Sierra Leone’s economy grew by 7.8% on average during 2003-2014 but contracted by 21% in 2015 following the Ebola outbreak and a decline in the price of iron ore, the main export product. Although the country was declared Ebola free in March 2016, the economic recovery has been volatile. Growth rebounded to 6.4% in 2016 only to decelerate to 3.8% in 2017 and remaining roughly stagnant at 3.7% in 2018. Adding to the challenge of recovery, a large landslide hit Freetown in August 2017, further disrupting economic activity and slowing the pace of the recovery.
The current growth patterns have slightly reversed the gains in poverty reduction: per capita income, estimated at US$506 in 2018, remains below its pre-Ebola level ($660) compounded by a population growth of about 2%. The 2018 Sierra Leone Integrated Household Survey provisionally puts the overall poverty headcount at 56.7% compared to 53.8 in 2011. The poverty rate remains higher in rural areas (72.2%) than urban towns (18.4% in Freetown).
Broad macroeconomic stability is yet to be assured. Inflationary pressure has persisted due to the depreciation of the exchange rate, food supply constraints early in 2018 and the adverse impact of the liberalization of fuel prices in July 2018. The Bank of Sierra Leone increased the policy rate (MPR) by 200 basis points to 16.5% in December 2018 in a bid to reduce the high inflation. The Leone depreciated by 12.0% year-on-year, underpinned by the widening of the current account deficit to 14.0% of GDP (from 11.7% in 2017), following the sharp drop in exports earnings.
The overall fiscal deficit is estimated at 6.6% of GDP in 2018, a considerable reduction from the 8.6% of GDP in 2017. Total domestic revenue increased to 17.2% of GDP in 2018 (from 14.9% in the previous year) due mainly to elimination of fuel subsidies, reduction of excessive duty and tax waivers and introduction of a treasury single account (TSA).
Total public debt reached 66.3% of GDP in 2018 (from 64.6% of GDP a year earlier), reflecting depreciation of the exchange rate as well as the increase in domestic debt. The recent World Bank and IMF Debt Sustainability Analysis assessed the country to be at a “high risk” of debt distress for both external public debt and overall public debt.

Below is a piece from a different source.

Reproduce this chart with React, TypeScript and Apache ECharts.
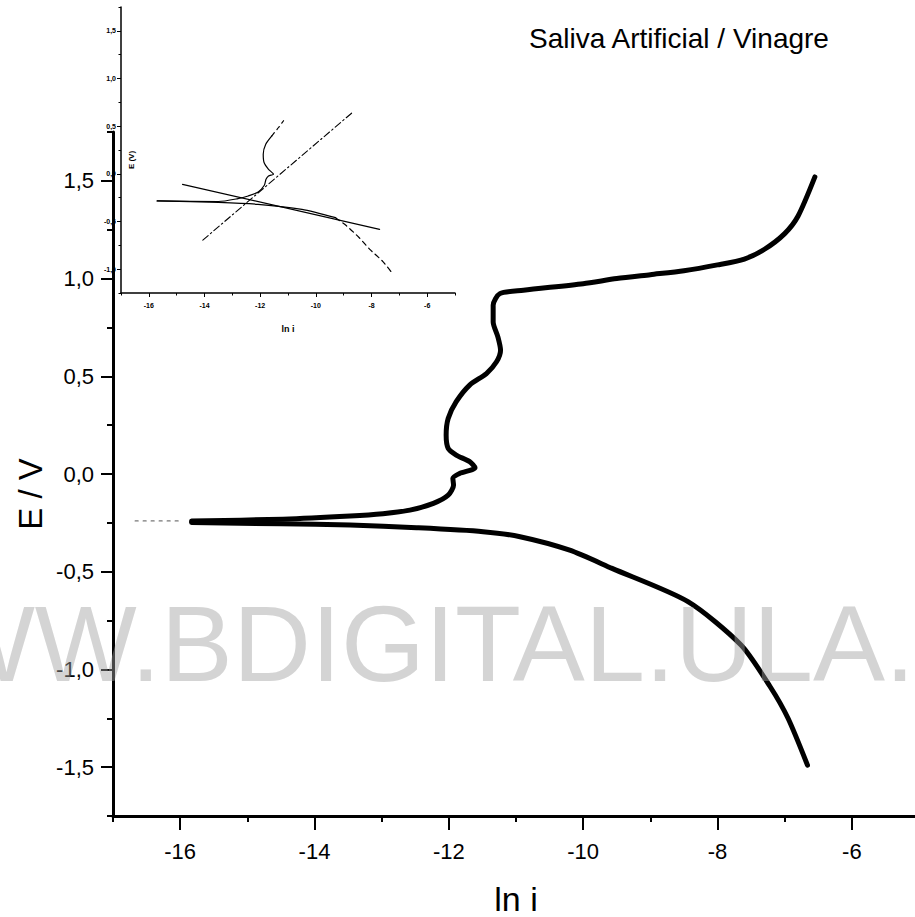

Growth is expected to improve to 5.4% in 2019 and stabilize at 5.2% by 2021, largely reflecting the recovery in mining sector but also improvements in agriculture and services.
Sierra Leone held general elections on March 7, 2018 to elect a new president, members of Parliament and local councils in the fourth cycle of elections since the civil war in 2002. Opposition Sierra Leone People’s Party (SLPP) candidate, Rtd. Brig. Julius Maada Bio won in a run-off after the first round failed to produce an outright winner. The losing All People’s Congress (APC) won majority in Parliament with 68 seats to the SLPP’s 49. Two new parties – the Coalition for Change (C4C) and the National Grand Coalition (NGC) – won eight and four seats respectively. Three independent candidates were elected. This is the first time a winning party has failed to have majority in Parliament.
The new administration on January 29, 2019 launched three Commissions of Inquiry (COIs) to probe into the governance activities of the past administration covering 2007 to 2018. Persons of Interest include former president, vice presidents, ministers, deputies, and other civil and public servants. The judge-led Commissions are expected to hold proceedings for six months though there is provision for an extension should the need arise. The main opposition party filed a case in the Supreme Court seeking clarifications on some constitutional provisions, which they allege had been breached by the government in setting up the Commissions.
The Sierra Leone Parliament on February 22, 2019 ratified a State of Public Emergency proclamation made by the President on rape and other forms of sexual violence against women and girls, but the main opposition insists the debate was inconclusive and that “a Public State of Emergency does not exist.”
Political tension between the ruling party and the opposition came to a head following a local council by-election in the Kambia District, which was won by the ruling party candidate. The two opposition parties (APC and NCG), which contested in the election, rejected the results.
Until the outbreak of Ebola in May 2014, Sierra Leone was seeking to attain middle-income status by 2035, but the country still carries its post-conflict attributes of high youth unemployment, corruption and weak governance. The country continues to face the daunting challenge of enhancing transparency in managing its natural resources and creating fiscal space for development. Problems of poor infrastructure and widespread rural and urban impoverishment persist despite remarkable strides and reforms.